In a statement today, the self-regulated complaints bureau under the Malaysian Communications and Multimedia Commission (MCMC) said that the number of complaints from social media had increased compared to the previous year’s 412 cases.
“The complaints range from cyberbullying, misuse of private information, love scams and posts that offend religion; with a number of reports relating to a variety of issues that went viral during the year.
“The increasing number of complaints can indicate that the new media platforms are rife with mischief and misconduct,” it said.
Out of the 518 complaints, it revealed that 204 cases were from WhatsApp, 130 cases from Facebook, 68 cases from Instagram, 13 cases from TikTok, and six cases from Twitter.

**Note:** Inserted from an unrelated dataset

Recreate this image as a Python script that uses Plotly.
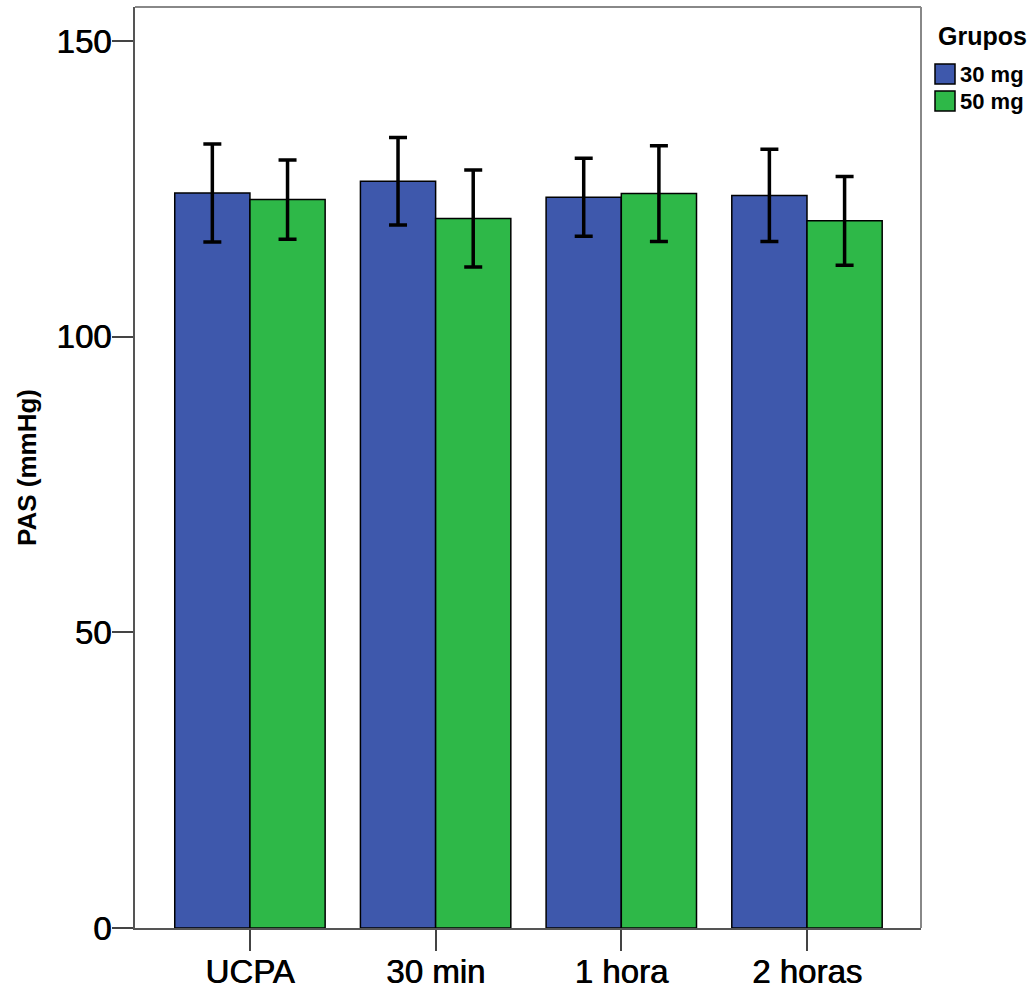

However, the CMCF also said that the complaints were a healthy indication that Malaysians are playing their role in self-regulation of content, by recognising potentially harmful content and lodging reports to the relevant parties.
It also said that as for complaints related to other media networks such as television, radio, internet (for websites hosted in Malaysia), these will be evaluated based on the CMCF’s own content code.
Any violation of the content code will result in a written reprimand, a fine not exceeding RM50,000, required removal of the content or cessation of the offending act, it added.
On social media complaints, CMCF said that all complainants will be advised to lodge a report directly with the administrators of the respective platforms.
“For complaints of a more criminal nature, the complainant will be guided to the relevant authorities. For example, on cases relating to fraud or scams, they will be referred to the Royal Malaysian Police (PDRM) or to the National Scam Response Centre (NSRC). “Cases that relate to content involving race, religion, and royalty will be addressed by MCMC directly, and investigated under the relevant laws including the Communications and Multimedia Act 1998,” it added.
CMCF is an organisation that oversees and promotes the self-regulation of content over the electronic networked medium. The Content Forum consists of key players of the content industry i.e., advertisers, advertising agencies, broadcasters, content creators/distributors, audiotext hosting services providers, advertising agencies, internet service providers and civic groups. Aimed at facilitating self-regulation, which provides an additional layer of consumer protection that complements the legal framework, the Content Forum is committed to govern and promote the creation, distribution and consumption of electronic-networked content.